Par fidélité à la grande Tradition, dont la Bible elle-même est un témoin, l’exégèse catholique doit éviter autant que possible ce genre de déformation professionnelle et maintenir son identité de discipline théologique, dont le but principal est l’approfondissement de la foi. Cela ne signifie pas un moindre engagement dans la recherche scientifique la plus rigoureuse, ni le gauchissement des méthodes par des préoccupations apologétiques. Chaque secteur de la recherche (critique textuelle, études linguistiques, analyses littéraires, etc.) a ses règles propres, qu’il faut suivre en toute autonomie. Mais aucune de ces spécialités n’est une fin en soi. Dans l’organisation d’ensemble de la tâche exégétique, l’orientation vers le but principal doit rester effective et faire éviter les déperditions d’énergie. L’exégèse. catholique n’a pas le droit de ressembler à un cours d’eau qui se perd dans les sables d’une analyse hypercritique. Elle a à remplir, dans l’Église et dans le monde, une fonction vitale, celle de contribuer à une transmission plus authentique du contenu de l’Écriture inspirée.
C’est bien à cette fin que tendent déjà ses efforts, en liaison avec le renouveau des autres disciplines théologiques et avec le travail pastoral d’actualisation et d’inculturation de la Parole de Dieu. En examinant la problématique actuelle et en exprimant quelques réflexions à ce sujet, le présent exposé espère avoir facilité, de la part de tous, une prise de conscience plus claire du rôle des exégètes catholiques.
Rome, 15 avril 1993.
[1] Par « méthode » exégétique nous entendons un ensemble de procédés scientifiques mis en œuvre pour expliquer les textes. Nous parlons d’ « approche », lorsqu’il S’agit d’une recherche orientée selon un point de vue particulier.
[2] Le texte de ce dernier alinéa a été voté par 11 voix favorables sur 19 votants ; 4 ont votés contre et 4 se sont abstenus. Les opposants ont demandé que le résultat du vote soit publié avec le texte. La Commission s’y est engagée.

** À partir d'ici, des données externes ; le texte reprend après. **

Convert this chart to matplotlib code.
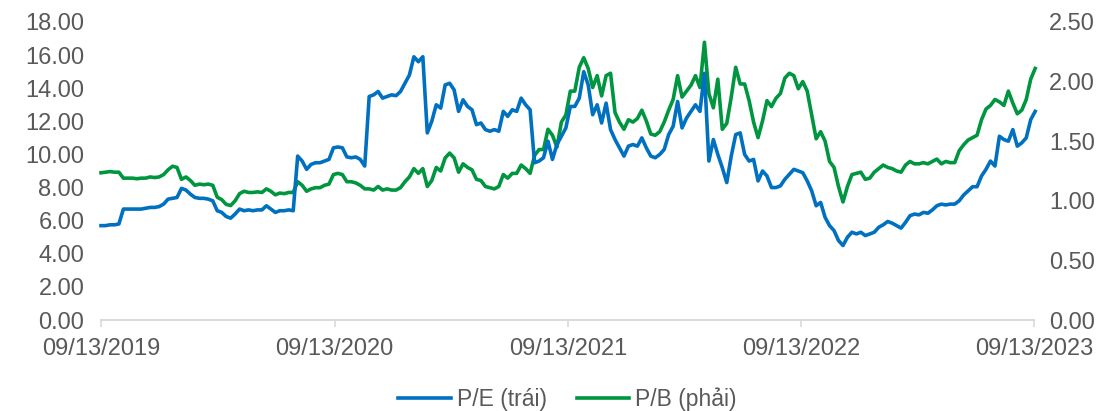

[3] L’herméneutique de la Parole développée par Gerhard Ebeling et Ernst Fuchs part d’une autre approche et relève d’un autre champ de pensée. Il s’agit d’une théologie herméneutique plus que d’une philosophie herméneutique. Ebeling s’accorde toutefois avec des auteurs tels Bultmann et Ricœur pour affirmer que la Parole de Dieu ne trouve pleinement son sens qu’en rejoignant ceux auxquels elle s’adresse.